Recorded information:
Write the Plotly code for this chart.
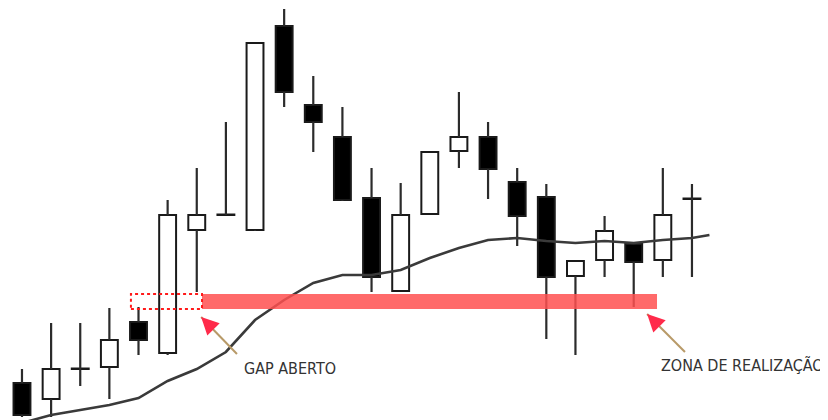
import plotly.graph_objects as go

# ---- data (price units) ----
idx = list(range(24))
opens  = [53.7, 52.1, 55.1, 55.3, 59.8, 56.7, 69.0, 70.5, 69.0, 89.4, 81.5, 78.3,
          72.2, 62.9, 70.6, 76.9, 78.3, 73.8, 72.3, 64.4, 66.0, 67.6, 66.0, 72.1]
highs  = [55.1, 59.7, 59.7, 61.2, 61.3, 72.0, 75.2, 79.8, 87.7, 91.1, 84.4, 81.3,
          75.2, 73.7, 76.8, 82.8, 79.8, 75.2, 73.6, 65.9, 70.4, 67.6, 75.2, 73.6]
lows   = [50.3, 50.3, 53.4, 52.1, 56.5, 56.5, 62.8, 70.5, 68.9, 81.3, 76.8, 71.9,
          62.8, 62.9, 70.6, 75.2, 72.1, 67.4, 58.1, 56.5, 64.3, 61.3, 64.3, 64.3]
closes = [50.5, 55.1, 55.1, 58.0, 58.0, 70.5, 70.5, 70.5, 87.7, 82.8, 79.8, 72.0,
          64.3, 70.5, 76.8, 78.3, 75.1, 70.4, 64.3, 65.9, 68.9, 65.8, 70.5, 72.1]

ma_x = list(range(24)) + [23.6]
ma_y = [49.7, 50.5, 51.0, 51.5, 52.2, 53.9, 55.1, 56.8, 60.0, 62.0, 63.7, 64.5,
        64.5, 65.0, 66.2, 67.2, 68.0, 68.2, 67.9, 67.7, 67.9, 67.7, 68.0, 68.2, 68.5]

zone_low, zone_high = 61.1, 62.6
gap_x0, gap_x1 = 3.74, 6.18
zone_x1 = 21.8

gap_label = "GAP ABERTO"
zone_label = "ZONA DE REALIZAÇÃO"

# ---- figure ----
fig = go.Figure()

# wicks (upper and lower segments so bodies stay clean)
wx, wy = [], []
for i, o, h, l, c in zip(idx, opens, highs, lows, closes):
    top, bot = max(o, c), min(o, c)
    if h > top:
        wx += [i, i, None]; wy += [top, h, None]
    if l < bot:
        wx += [i, i, None]; wy += [bot, l, None]
fig.add_trace(go.Scatter(x=wx, y=wy, mode="lines",
                         line=dict(color="#2b2b2b", width=2.2),
                         hoverinfo="skip", showlegend=False))

# bodies
base = [min(o, c) for o, c in zip(opens, closes)]
height = [max(abs(c - o), 0.05) for o, c in zip(opens, closes)]
colors = ["#000000" if c < o else "#ffffff" for o, c in zip(opens, closes)]
fig.add_trace(go.Bar(x=idx, y=height, base=base, width=0.58,
                     marker=dict(color=colors, line=dict(color="#1a1a1a", width=2)),
                     showlegend=False, hoverinfo="skip"))

# moving average
fig.add_trace(go.Scatter(x=ma_x, y=ma_y, mode="lines",
                         line=dict(color="#3a3a3a", width=2.6),
                         hoverinfo="skip", showlegend=False))

# zone and gap box
fig.add_shape(type="rect", x0=gap_x1, x1=zone_x1, y0=zone_low, y1=zone_high,
              fillcolor="rgba(255,80,80,0.85)", line=dict(width=0), layer="above")
fig.add_shape(type="rect", x0=gap_x0, x1=gap_x1, y0=zone_low, y1=zone_high,
              fillcolor="rgba(0,0,0,0)", line=dict(color="#ff1a1a", width=2, dash="dot"),
              layer="above")

# arrows: tan shaft + red head
arrows = [((6.15, 60.3), (7.38, 56.6)), ((21.46, 60.6), (22.76, 56.8))]
for (hx, hy), (tx, ty) in arrows:
    fig.add_shape(type="line", x0=tx, y0=ty, x1=hx, y1=hy,
                  line=dict(color="#b89a68", width=2), layer="above")
    fig.add_annotation(x=hx, y=hy, ax=6, ay=6, text="", showarrow=True,
                       arrowhead=2, arrowsize=1.4, arrowwidth=2.5,
                       arrowcolor="#ff2a4a")

label_font = dict(family="Liberation Sans Narrow, DejaVu Sans Condensed, sans-serif",
                  size=16, color="#333333")
fig.add_annotation(x=7.57, y=55.2, text=gap_label, showarrow=False,
                   xanchor="left", yanchor="middle", font=label_font)
fig.add_annotation(x=21.87, y=55.5, text=zone_label, showarrow=False,
                   xanchor="left", yanchor="middle", font=label_font)

# page body has an 8px default margin, so the figure is 8px smaller
fig.update_layout(
    width=820, height=412,
    margin=dict(l=0, r=0, t=0, b=0),
    paper_bgcolor="white", plot_bgcolor="white",
    showlegend=False, barmode="overlay",
    xaxis=dict(range=[-0.48, 27.67], visible=False, fixedrange=True),
    yaxis=dict(range=[50, 91.2], visible=False, fixedrange=True),
)

fig.write_html("out.html")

Direction: Would you reproduce the lines above, from the very first through the line containing "import plotly.graph_objects as go", exactly and without the pictures?

Response:
Write the Plotly code for this chart.
import plotly.graph_objects as go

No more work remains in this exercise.